- Task objective:
Quote only the span from the first line of the entries to the line containing "LABEL_SIZE = 18.5", both ends kept. Leave every picture out.

Records with drawing code
__________
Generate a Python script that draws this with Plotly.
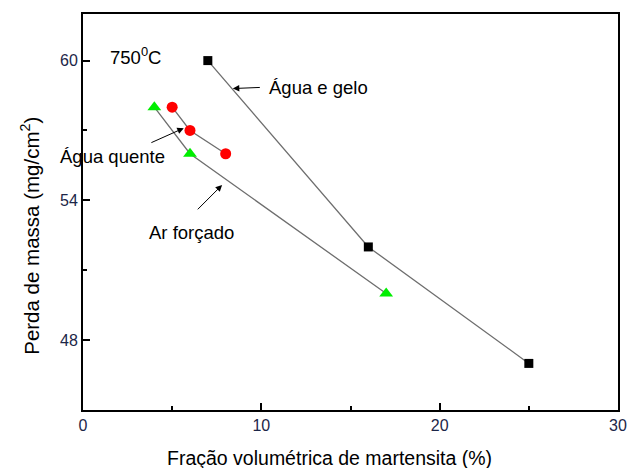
import plotly.graph_objects as go

# Data
agua_gelo_x = [7, 16, 25]
agua_gelo_y = [60, 52, 47]
agua_quente_x = [5, 6, 8]
agua_quente_y = [58, 57, 56]
ar_forcado_x = [4, 6, 17]
ar_forcado_y = [58, 56, 50]

x_ticks = [0, 10, 20, 30]
y_ticks = [48, 54, 60]

FONT = "Liberation Sans, Arial, sans-serif"
LINE = "#6e6e6e"
LABEL_SIZE = 18.5

fig = go.Figure()
fig.add_trace(go.Scatter(x=agua_gelo_x, y=agua_gelo_y, mode="lines+markers",
                         line=dict(color=LINE, width=1.3),
                         marker=dict(symbol="square", size=9, color="black")))
fig.add_trace(go.Scatter(x=agua_quente_x, y=agua_quente_y, mode="lines+markers",
                         line=dict(color=LINE, width=1.3),
                         marker=dict(symbol="circle", size=11, color="#ff0000")))
fig.add_trace(go.Scatter(x=ar_forcado_x, y=ar_forcado_y, mode="lines+markers",
                         line=dict(color=LINE, width=1.3),
                         marker=dict(symbol="triangle-up", size=12, color="#00ee00")))

axis_common = dict(showgrid=False, zeroline=False, showline=True, linecolor="black",
                   linewidth=2, mirror=True, ticks="inside", ticklen=7, tickwidth=1.5,
                   tickcolor="black", tickfont=dict(family=FONT, size=16, color="#1c2648"),
                   minor=dict(ticks="inside", ticklen=4, tickwidth=1.5, tickcolor="black"))

fig.update_xaxes(range=[0, 30], tickvals=x_ticks, **axis_common)
fig.update_yaxes(range=[45, 62], tickvals=y_ticks, **axis_common)
fig.update_xaxes(minor_dtick=5)
fig.update_yaxes(minor_dtick=3)

annos = []
# axis titles
annos.append(dict(text="Fração volumétrica de martensita (%)", xref="paper", yref="paper",
                  x=0.46, y=-0.121, xanchor="center", yanchor="middle", showarrow=False,
                  font=dict(family=FONT, size=19.5, color="black")))
annos.append(dict(text="Perda de massa (mg/cm<sup>2</sup>)", xref="paper", yref="paper",
                  x=-0.099, y=0.44, xanchor="center", yanchor="middle", showarrow=False,
                  textangle=-90, font=dict(family=FONT, size=20.5, color="black")))
# labels
annos.append(dict(text="750<sup>0</sup>C", x=1.4, y=60.2, xanchor="left", yanchor="middle",
                  showarrow=False, font=dict(family=FONT, size=LABEL_SIZE, color="black")))
annos.append(dict(text="Água e gelo", x=10.3, y=58.85, xanchor="left", yanchor="middle",
                  showarrow=False, font=dict(family=FONT, size=LABEL_SIZE, color="black")))
annos.append(dict(text="Água quente", xref="paper", yref="paper", x=0.055, y=0.639,
                  xanchor="center", yanchor="middle", showarrow=False,
                  font=dict(family=FONT, size=LABEL_SIZE, color="black")))
annos.append(dict(text="Ar forçado", x=3.59, y=52.62, xanchor="left", yanchor="middle",
                  showarrow=False, font=dict(family=FONT, size=LABEL_SIZE, color="black")))
# arrows
arrow_style = dict(text="", showarrow=True, arrowhead=2, arrowsize=1.3, arrowwidth=1,
                   arrowcolor="black", axref="x", ayref="y", standoff=0, startstandoff=0)
annos.append(dict(x=8.4, y=58.8, ax=10.0, ay=58.85, **arrow_style))
annos.append(dict(x=5.65, y=57.1, ax=3.75, ay=56.45, **arrow_style))
annos.append(dict(x=7.8, y=54.66, ax=6.35, ay=53.55, **arrow_style))

fig.update_layout(width=630, height=468,
                  margin=dict(l=83, r=12, t=14, b=58, autoexpand=False),
                  paper_bgcolor="white", plot_bgcolor="white", showlegend=False,
                  annotations=annos)

fig.write_html("out.html", config={"displayModeBar": False},
               post_script="document.body.style.margin='0';document.body.style.overflow='hidden';")
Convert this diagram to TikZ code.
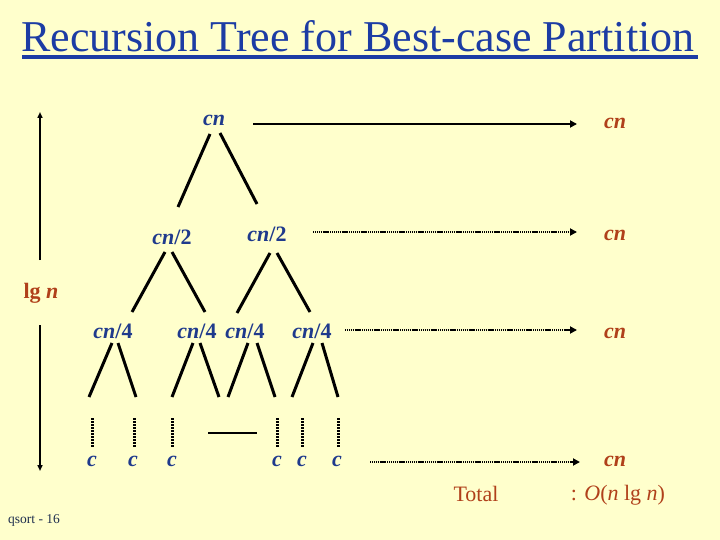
\documentclass[tikz,border=0pt]{standalone}
\usepackage{fontspec}
\setmainfont{Liberation Serif}
\usetikzlibrary{arrows.meta}
\definecolor{bgc}{HTML}{FFFFCC}
\definecolor{titleblue}{HTML}{1C3CA4}
\definecolor{treeblue}{HTML}{1F3A8C}
\definecolor{brownc}{HTML}{B0401A}
\definecolor{navy}{HTML}{1E2E4E}
\tikzset{
  lbl/.style={inner sep=0pt, font=\fontsize{22}{24}\selectfont\bfseries, text=treeblue},
  rlbl/.style={inner sep=0pt, font=\fontsize{22}{24}\selectfont\bfseries, text=brownc},
  branch/.style={line width=3pt, black},
  vdots/.style={line width=3pt, dash pattern=on 2pt off 1pt},
  hdots/.style={line width=2pt, dash pattern=on 1.2pt off 0.7pt, -{Triangle[length=7pt,width=7pt]}},
  harrow/.style={line width=2pt, -{Triangle[length=7pt,width=7pt]}},
  varrow/.style={line width=1.8pt, -{Triangle[length=6pt,width=5pt]}},
}
\begin{document}
\begin{tikzpicture}[x=1pt,y=-1pt]
\fill[bgc] (0,0) rectangle (720,540);
\useasboundingbox (0,0) rectangle (720,540);
% title
\node[inner sep=0pt, anchor=base, text=titleblue, font=\fontsize{44}{48}\selectfont] (title) at (358,52) {Recursion Tree for Best-case Partition};
\coordinate (ulA) at (22,57.5);
\coordinate (ulB) at (698,57.5);
\draw[line width=4pt, titleblue] (ulA) -- (ulB);
% tree labels
\node[lbl] (root) at (214,120) {\itshape cn};
\node[lbl] (l2a) at (172,237) {\textit{cn}/2};
\node[lbl] (l2b) at (267,234) {\textit{cn}/2};
\node[lbl] (l3a) at (113,331) {\textit{cn}/4};
\node[lbl] (l3b) at (197,331) {\textit{cn}/4};
\node[lbl] (l3c) at (245,331) {\textit{cn}/4};
\node[lbl] (l3d) at (312,331) {\textit{cn}/4};
\foreach \n/\x in {c1/92,c2/133,c3/172,c4/277,c5/302,c6/337}{
  \node[lbl] (\n) at (\x,461) {\itshape c};
}
% branches root
\coordinate (r1s) at (210,134); \coordinate (r1e) at (178,207);
\coordinate (r2s) at (220,133); \coordinate (r2e) at (257,204);
\draw[branch] (r1s) -- (r1e);
\draw[branch] (r2s) -- (r2e);
% level 2 branches
\coordinate (a1s) at (165,252); \coordinate (a1e) at (132,312);
\coordinate (a2s) at (172,252); \coordinate (a2e) at (205,312);
\coordinate (b1s) at (270,253); \coordinate (b1e) at (237,313);
\coordinate (b2s) at (277,253); \coordinate (b2e) at (310,312);
\draw[branch] (a1s) -- (a1e);
\draw[branch] (a2s) -- (a2e);
\draw[branch] (b1s) -- (b1e);
\draw[branch] (b2s) -- (b2e);
% level 3 branches
\foreach \i/\xs/\xe in {1/112/89, 2/118/136, 3/193/172, 4/200/219, 5/248/228, 6/257/275, 7/313/292, 8/322/338}{
  \coordinate (t\i s) at (\xs,343);
  \coordinate (t\i e) at (\xe,397);
  \draw[branch] (t\i s) -- (t\i e);
}
% vertical dotted
\foreach \i/\x in {1/92,2/134,3/172,4/277,5/302,6/338}{
  \coordinate (v\i s) at (\x,418);
  \coordinate (v\i e) at (\x,447);
  \draw[vdots] (v\i s) -- (v\i e);
}
\coordinate (hs) at (208,433); \coordinate (he) at (257,433);
\draw[line width=2pt] (hs) -- (he);
% right column
\node[rlbl] (rc1) at (615,123) {\itshape cn};
\node[rlbl] (rc2) at (615,235) {\itshape cn};
\node[rlbl] (rc3) at (615,333) {\itshape cn};
\node[rlbl] (rc4) at (615,461) {\itshape cn};
\coordinate (h1s) at (253,124); \coordinate (h1e) at (577,124);
\coordinate (h2s) at (313,232); \coordinate (h2e) at (577,232);
\coordinate (h3s) at (345,330); \coordinate (h3e) at (577,330);
\coordinate (h4s) at (370,462); \coordinate (h4e) at (580,462);
\draw[harrow] (h1s) -- (h1e);
\draw[hdots] (h2s) -- (h2e);
\draw[hdots] (h3s) -- (h3e);
\draw[hdots] (h4s) -- (h4e);
\node[inner sep=0pt, text=brownc, font=\fontsize{22}{24}\selectfont] (total) at (476,494) {Total};
\node[inner sep=0pt, text=brownc, font=\fontsize{22}{24}\selectfont] (onlg) at (618,495) {: \textit{O}(\textit{n} lg \textit{n})};
% left arrow
\node[rlbl] (lgn) at (41,293) {lg \textit{n}};
\coordinate (la) at (40,260); \coordinate (lat) at (40,112);
\coordinate (lb) at (40,325); \coordinate (lbt) at (40,471);
\draw[varrow] (la) -- (lat);
\draw[varrow] (lb) -- (lbt);
% footer
\node[inner sep=0pt, anchor=west, text=navy, font=\fontsize{13.5}{15}\selectfont] (foot) at (8,520) {qsort - 16};
\end{tikzpicture}
\end{document}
__________
- The output:
Generate a Python script that draws this with Plotly.
import plotly.graph_objects as go

# Data
agua_gelo_x = [7, 16, 25]
agua_gelo_y = [60, 52, 47]
agua_quente_x = [5, 6, 8]
agua_quente_y = [58, 57, 56]
ar_forcado_x = [4, 6, 17]
ar_forcado_y = [58, 56, 50]

x_ticks = [0, 10, 20, 30]
y_ticks = [48, 54, 60]

FONT = "Liberation Sans, Arial, sans-serif"
LINE = "#6e6e6e"
LABEL_SIZE = 18.5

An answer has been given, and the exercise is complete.